The Bond EC225 investigation is focusing on the failures of two main gearbox lubrication systems–standard and back-up. According to the UK’s Air Accidents Investigation Branch (AAIB), the event began when the main gearbox oil pressure gauge indicated zero. The crew initiated a descent and then activated the emergency lubrication system. However, the warning light for this system, designed to allow 30 minutes of flight, quickly illuminated, prompting the pilots’ decision to ditch.
After the incident, Bond suspended EC225 and later AS332L2 Super Puma flights. The AAIB identified a “360-degree circumferential crack in the bevel gear vertical shaft in the main gearbox.” This caused disengagement of both mechanical (standard) oil pumps.
On May 15, Bond announced the resumption of all flights. This was the result of “a rigorous engineering analysis and safety risk assessment.” A Eurocopter spokesman noted that neither the AAIB nor the EASA had required any aircraft grounding.

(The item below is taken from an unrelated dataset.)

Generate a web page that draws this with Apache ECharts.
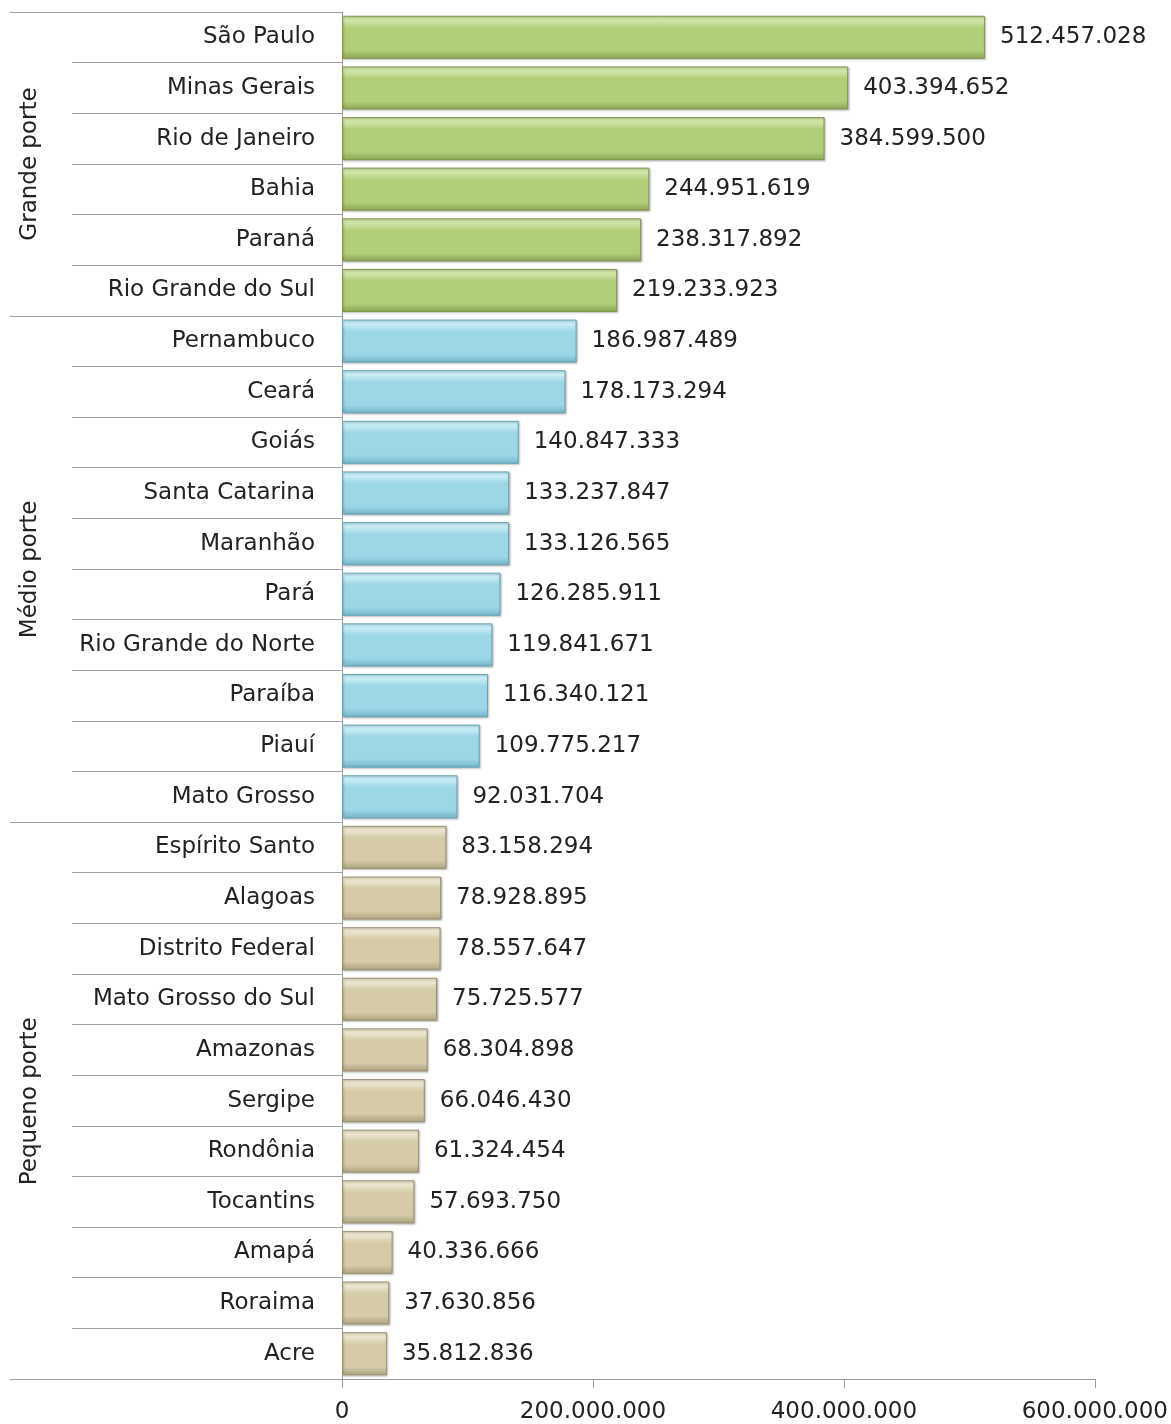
<!DOCTYPE html>
<html>
<head>
<meta charset="utf-8">
<script src="https://cdn.jsdelivr.net/npm/echarts@6/dist/echarts.min.js"></script>
<style>
html,body{margin:0;padding:0;background:#fff;}
#c{width:1171px;height:1424px;}
</style>
</head>
<body>
<div id="c"></div>
<script>
const states = ['São Paulo','Minas Gerais','Rio de Janeiro','Bahia','Paraná','Rio Grande do Sul',
  'Pernambuco','Ceará','Goiás','Santa Catarina','Maranhão','Pará','Rio Grande do Norte','Paraíba','Piauí','Mato Grosso',
  'Espírito Santo','Alagoas','Distrito Federal','Mato Grosso do Sul','Amazonas','Sergipe','Rondônia','Tocantins','Amapá','Roraima','Acre'];
const values = [512457028,403394652,384599500,244951619,238317892,219233923,
  186987489,178173294,140847333,133237847,133126565,126285911,119841671,116340121,109775217,92031704,
  83158294,78928895,78557647,75725577,68304898,66046430,61324454,57693750,40336666,37630856,35812836];
const groupNames = ['Grande porte','Médio porte','Pequeno porte'];
const groupSizes = [6,10,11];
const xTicks = [0,200000000,400000000,600000000];

const fmt = v => String(v).replace(/\B(?=(\d{3})+(?!\d))/g,'.');
const FONT = 'DejaVu Sans';

const palettes = [
  {hi:'#cfe5a8', base:'#b1cf79', lo:'#8aa755', border:'#7f9a4c'},
  {hi:'#c6ebf4', base:'#9dd7e7', lo:'#74b4c7', border:'#65a6b9'},
  {hi:'#ebe4cd', base:'#d5cba8', lo:'#ada27e', border:'#9e9370'}
];
function grad(p){
  return {type:'linear',x:0,y:0,x2:0,y2:1,colorStops:[
    {offset:0,color:p.hi},{offset:0.12,color:p.hi},{offset:0.28,color:p.base},
    {offset:0.8,color:p.base},{offset:1,color:p.lo}]};
}
const groupOf = [];
const groupStarts = [];
let acc = 0;
groupSizes.forEach((n,g)=>{groupStarts.push(acc); for(let i=0;i<n;i++) groupOf.push(g); acc+=n;});
const barData = values.map((v,i)=>({value:v,itemStyle:{color:grad(palettes[groupOf[i]]),borderColor:palettes[groupOf[i]].border,borderWidth:1,
  shadowColor:'rgba(0,0,0,0.25)',shadowBlur:2,shadowOffsetX:1,shadowOffsetY:1}}));
const groupLabelData = groupNames.map((n,g)=>[0.5, groupStarts[g] + (groupSizes[g]-1)/2, n]);

const chart = echarts.init(document.getElementById('c'));
chart.setOption({
  animation:false,
  backgroundColor:'#fff',
  grid:[
    {left:342,right:74,top:12,bottom:44,containLabel:false},
    {left:0,width:60,top:12,bottom:44,containLabel:false}
  ],
  xAxis:[
    {type:'value',gridIndex:0,min:xTicks[0],max:xTicks[xTicks.length-1],interval:xTicks[1]-xTicks[0],
     splitLine:{show:false},
     axisLine:{show:true,lineStyle:{color:'#9a9a9a',width:1}},
     axisTick:{show:true,length:9,lineStyle:{color:'#9a9a9a'}},
     axisLabel:{margin:22,fontFamily:FONT,fontSize:23,color:'#222',formatter:v=>fmt(v)}},
    {type:'value',gridIndex:1,min:0,max:1,show:false}
  ],
  yAxis:[
    {type:'category',gridIndex:0,inverse:true,data:states,
     axisLine:{show:true,lineStyle:{color:'#9a9a9a',width:1}},
     axisTick:{show:true,length:270,lineStyle:{color:'#a0a0a0',width:1}},
     axisLabel:{margin:27,fontFamily:FONT,fontSize:23,color:'#222'}},
    {type:'category',gridIndex:0,inverse:true,data:states,position:'left',
     axisLine:{show:false},
     axisLabel:{show:false},
     axisTick:{show:true,length:332,interval:(i)=>groupStarts.indexOf(i)>=0,lineStyle:{color:'#a0a0a0',width:1}}},
    {type:'value',gridIndex:1,inverse:true,min:-0.5,max:states.length-0.5,show:false}
  ],
  series:[
    {type:'bar',xAxisIndex:0,yAxisIndex:0,data:barData,barWidth:'85%',
     label:{show:true,position:'right',distance:15,fontFamily:FONT,fontSize:23,color:'#222',formatter:p=>fmt(p.value)}},
    {type:'scatter',xAxisIndex:1,yAxisIndex:2,symbolSize:0,data:groupLabelData,silent:true,
     itemStyle:{opacity:1},
     label:{show:true,position:'inside',rotate:90,fontFamily:FONT,fontSize:23,color:'#222',opacity:1,formatter:p=>p.data[2]}}
  ]
});
</script>
</body>
</html>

Source: AIN, Thierry Dubois
Gravity always wins!
I finished working in the North Sea 15 years ago, and during that time flew more than 500 times out to the Brent or between the various intallations or semi-subs with only one or two incidents. Unfortunately many of my coleagues were not so fortunate, and over the years I saw too many crashes.

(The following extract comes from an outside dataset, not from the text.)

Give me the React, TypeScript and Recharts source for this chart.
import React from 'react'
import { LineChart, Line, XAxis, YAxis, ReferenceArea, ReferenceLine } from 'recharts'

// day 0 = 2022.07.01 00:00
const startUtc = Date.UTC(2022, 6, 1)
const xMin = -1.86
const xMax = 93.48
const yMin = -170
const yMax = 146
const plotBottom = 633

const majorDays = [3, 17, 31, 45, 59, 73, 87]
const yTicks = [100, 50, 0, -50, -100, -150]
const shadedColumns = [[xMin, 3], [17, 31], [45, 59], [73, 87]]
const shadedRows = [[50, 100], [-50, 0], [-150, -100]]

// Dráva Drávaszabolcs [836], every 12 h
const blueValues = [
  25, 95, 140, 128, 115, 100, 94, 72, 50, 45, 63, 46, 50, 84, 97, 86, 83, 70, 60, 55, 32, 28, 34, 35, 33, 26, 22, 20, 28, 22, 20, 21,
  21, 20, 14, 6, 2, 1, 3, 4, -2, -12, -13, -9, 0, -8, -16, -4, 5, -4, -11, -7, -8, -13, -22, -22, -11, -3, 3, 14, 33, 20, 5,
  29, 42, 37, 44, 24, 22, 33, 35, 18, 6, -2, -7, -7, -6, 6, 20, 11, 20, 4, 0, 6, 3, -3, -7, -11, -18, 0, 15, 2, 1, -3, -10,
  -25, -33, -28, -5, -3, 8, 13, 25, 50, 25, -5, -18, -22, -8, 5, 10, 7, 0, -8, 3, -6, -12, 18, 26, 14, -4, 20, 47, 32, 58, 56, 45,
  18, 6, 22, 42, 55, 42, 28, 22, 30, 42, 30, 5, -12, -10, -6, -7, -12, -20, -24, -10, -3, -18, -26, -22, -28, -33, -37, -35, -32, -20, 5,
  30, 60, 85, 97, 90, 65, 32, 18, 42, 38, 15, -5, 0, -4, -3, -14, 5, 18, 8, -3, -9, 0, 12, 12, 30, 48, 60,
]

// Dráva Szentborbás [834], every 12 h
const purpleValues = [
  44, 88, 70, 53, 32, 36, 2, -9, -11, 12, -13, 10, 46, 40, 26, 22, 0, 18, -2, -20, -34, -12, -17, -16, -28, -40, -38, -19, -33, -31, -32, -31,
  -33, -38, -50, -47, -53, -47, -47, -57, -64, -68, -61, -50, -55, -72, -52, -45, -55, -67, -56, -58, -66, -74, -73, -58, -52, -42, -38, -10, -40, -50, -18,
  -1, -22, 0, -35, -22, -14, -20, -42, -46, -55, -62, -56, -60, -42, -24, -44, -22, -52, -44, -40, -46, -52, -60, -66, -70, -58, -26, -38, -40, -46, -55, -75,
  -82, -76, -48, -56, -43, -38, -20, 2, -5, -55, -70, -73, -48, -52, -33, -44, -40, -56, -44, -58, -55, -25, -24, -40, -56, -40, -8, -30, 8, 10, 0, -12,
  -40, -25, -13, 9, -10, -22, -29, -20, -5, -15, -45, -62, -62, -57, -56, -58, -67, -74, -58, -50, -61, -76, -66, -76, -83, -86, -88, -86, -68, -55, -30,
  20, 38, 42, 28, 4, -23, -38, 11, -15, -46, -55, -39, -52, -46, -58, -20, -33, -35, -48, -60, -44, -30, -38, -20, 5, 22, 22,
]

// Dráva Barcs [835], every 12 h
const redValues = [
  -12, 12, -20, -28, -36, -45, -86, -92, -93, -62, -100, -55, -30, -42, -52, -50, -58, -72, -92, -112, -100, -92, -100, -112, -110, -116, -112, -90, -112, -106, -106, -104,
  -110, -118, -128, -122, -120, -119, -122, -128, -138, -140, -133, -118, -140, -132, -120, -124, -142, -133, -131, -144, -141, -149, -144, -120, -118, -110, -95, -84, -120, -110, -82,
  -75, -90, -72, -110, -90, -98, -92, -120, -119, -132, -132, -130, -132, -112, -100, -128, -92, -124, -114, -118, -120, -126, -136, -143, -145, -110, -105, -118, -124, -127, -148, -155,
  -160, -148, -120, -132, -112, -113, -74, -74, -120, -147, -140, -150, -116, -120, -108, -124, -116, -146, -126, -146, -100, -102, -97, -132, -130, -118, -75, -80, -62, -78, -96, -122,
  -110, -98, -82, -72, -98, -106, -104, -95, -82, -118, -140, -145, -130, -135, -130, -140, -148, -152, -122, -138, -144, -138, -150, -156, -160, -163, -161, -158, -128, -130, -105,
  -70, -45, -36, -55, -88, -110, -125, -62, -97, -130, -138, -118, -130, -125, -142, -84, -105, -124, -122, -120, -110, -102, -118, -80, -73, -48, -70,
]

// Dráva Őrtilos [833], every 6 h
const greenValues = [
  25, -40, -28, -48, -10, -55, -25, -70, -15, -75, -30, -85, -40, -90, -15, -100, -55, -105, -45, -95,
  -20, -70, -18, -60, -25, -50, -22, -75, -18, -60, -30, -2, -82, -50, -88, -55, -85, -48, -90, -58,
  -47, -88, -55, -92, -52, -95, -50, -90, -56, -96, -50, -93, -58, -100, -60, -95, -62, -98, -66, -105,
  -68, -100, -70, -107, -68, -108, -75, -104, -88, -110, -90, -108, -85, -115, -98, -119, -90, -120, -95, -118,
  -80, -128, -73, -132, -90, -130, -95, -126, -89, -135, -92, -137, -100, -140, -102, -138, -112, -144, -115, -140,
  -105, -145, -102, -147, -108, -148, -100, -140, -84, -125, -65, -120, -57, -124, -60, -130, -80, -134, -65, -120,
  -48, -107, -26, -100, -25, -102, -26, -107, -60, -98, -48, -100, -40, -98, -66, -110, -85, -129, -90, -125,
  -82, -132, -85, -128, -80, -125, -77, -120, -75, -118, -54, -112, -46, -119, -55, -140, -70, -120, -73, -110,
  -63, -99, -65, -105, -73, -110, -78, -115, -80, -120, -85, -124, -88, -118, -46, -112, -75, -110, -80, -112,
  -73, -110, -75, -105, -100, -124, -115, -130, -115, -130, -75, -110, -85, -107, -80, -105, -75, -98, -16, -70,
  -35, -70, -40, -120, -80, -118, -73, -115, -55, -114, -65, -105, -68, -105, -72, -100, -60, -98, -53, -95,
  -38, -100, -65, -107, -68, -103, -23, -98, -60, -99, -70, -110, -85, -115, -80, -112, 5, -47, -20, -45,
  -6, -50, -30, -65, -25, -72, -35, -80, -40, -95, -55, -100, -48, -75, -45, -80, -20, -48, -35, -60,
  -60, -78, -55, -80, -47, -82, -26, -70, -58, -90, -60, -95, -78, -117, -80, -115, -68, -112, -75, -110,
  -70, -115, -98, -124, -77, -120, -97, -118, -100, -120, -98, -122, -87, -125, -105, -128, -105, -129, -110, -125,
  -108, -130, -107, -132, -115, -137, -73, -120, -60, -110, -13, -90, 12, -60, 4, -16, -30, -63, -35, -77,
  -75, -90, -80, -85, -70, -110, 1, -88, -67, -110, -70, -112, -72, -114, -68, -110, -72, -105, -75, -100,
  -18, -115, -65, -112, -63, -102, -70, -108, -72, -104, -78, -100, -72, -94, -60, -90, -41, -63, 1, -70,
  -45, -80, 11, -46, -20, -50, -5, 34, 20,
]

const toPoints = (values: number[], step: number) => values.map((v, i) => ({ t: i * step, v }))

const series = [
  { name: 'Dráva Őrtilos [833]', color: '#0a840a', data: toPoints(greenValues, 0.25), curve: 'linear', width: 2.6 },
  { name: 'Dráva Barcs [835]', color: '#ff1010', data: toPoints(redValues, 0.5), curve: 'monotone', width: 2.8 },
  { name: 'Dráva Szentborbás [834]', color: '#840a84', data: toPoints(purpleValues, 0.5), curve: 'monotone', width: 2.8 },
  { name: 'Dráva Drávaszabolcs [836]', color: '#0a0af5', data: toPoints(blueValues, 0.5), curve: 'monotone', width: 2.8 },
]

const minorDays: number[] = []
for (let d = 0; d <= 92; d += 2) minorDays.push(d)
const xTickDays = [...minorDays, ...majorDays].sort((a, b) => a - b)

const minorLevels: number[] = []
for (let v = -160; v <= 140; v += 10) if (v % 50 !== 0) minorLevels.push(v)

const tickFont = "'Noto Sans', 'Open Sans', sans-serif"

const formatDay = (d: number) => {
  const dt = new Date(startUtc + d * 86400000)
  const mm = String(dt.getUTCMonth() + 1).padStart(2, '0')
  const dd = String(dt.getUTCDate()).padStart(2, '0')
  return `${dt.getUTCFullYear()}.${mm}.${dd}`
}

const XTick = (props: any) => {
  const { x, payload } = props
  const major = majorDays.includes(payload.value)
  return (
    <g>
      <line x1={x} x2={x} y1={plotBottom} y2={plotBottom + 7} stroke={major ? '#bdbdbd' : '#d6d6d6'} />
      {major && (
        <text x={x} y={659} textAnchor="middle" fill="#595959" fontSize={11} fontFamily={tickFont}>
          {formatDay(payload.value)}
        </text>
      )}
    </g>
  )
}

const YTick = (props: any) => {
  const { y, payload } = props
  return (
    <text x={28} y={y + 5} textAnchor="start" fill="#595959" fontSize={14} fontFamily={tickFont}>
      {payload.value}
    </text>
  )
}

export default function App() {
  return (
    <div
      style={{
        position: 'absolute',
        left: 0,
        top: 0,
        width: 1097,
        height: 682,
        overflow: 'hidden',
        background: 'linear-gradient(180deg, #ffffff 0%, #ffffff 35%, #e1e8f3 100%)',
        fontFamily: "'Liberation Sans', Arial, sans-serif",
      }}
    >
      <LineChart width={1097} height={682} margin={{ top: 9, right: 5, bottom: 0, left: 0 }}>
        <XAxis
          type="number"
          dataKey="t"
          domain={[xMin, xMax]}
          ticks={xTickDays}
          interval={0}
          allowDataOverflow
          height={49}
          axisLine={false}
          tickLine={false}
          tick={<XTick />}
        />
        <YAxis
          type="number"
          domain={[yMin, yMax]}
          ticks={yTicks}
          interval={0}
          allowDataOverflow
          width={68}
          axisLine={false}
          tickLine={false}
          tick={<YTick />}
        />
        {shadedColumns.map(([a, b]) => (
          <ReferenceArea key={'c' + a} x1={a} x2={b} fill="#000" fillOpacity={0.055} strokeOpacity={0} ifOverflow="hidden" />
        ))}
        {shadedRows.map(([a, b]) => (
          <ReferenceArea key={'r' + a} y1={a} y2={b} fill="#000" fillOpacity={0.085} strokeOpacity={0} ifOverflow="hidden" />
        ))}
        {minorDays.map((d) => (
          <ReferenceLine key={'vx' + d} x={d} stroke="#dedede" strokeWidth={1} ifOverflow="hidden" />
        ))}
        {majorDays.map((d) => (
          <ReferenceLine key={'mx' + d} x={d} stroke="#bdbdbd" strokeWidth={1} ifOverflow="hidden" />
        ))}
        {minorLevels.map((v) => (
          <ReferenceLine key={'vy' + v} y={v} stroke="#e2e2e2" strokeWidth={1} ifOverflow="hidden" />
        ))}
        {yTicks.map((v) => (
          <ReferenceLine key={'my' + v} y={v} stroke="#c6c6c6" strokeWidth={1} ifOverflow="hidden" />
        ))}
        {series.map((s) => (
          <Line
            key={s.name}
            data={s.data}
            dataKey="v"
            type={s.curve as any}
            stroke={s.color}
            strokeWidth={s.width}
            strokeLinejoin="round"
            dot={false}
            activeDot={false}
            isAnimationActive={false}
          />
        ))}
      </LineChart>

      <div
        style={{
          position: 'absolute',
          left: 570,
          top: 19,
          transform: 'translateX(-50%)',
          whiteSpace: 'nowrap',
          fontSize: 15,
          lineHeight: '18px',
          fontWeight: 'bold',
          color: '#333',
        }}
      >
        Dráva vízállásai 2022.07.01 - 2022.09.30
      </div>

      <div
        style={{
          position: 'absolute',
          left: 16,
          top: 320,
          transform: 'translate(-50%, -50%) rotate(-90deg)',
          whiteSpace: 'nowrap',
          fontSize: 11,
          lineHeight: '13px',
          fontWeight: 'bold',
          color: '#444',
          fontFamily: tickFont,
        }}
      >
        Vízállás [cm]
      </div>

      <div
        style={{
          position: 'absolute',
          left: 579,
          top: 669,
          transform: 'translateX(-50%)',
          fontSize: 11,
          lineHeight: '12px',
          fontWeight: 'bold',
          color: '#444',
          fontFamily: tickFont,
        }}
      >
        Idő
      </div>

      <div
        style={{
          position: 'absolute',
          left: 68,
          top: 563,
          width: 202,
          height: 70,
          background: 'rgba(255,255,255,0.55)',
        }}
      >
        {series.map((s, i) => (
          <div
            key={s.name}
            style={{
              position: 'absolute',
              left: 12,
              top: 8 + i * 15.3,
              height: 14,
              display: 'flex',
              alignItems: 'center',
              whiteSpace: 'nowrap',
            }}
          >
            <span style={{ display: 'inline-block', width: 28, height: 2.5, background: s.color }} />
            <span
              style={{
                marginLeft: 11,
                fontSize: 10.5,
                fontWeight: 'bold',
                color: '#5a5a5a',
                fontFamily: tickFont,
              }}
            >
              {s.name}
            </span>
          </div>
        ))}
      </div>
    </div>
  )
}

The Eighties and Nineties were particularly bad especially the universally hated Chinook and I was involved with the in-field SAR provision ( Bell 212s) which itself suffered tragedy.
During that time when North Sea development was at its peak and the envelope was being pushed every day, but now 20+ years on these incidents are still happening, and aircraft are still being pushed beyond what would be expected of military helicopters.
The people who work in the North Sea deserve so much better
Why is this still happening?
I also had the unfortunate experience of doing North Sea runs a Chinook. Never involved in any serious incidents myself, but had a few colleagues who were.
Molloy, offshore organiser of the RMT union, said: “If the workforce confidence
is raised and they feel able to board the Super Pumas then they will, but...
there is still anxiety about whether these aircraft are safe.”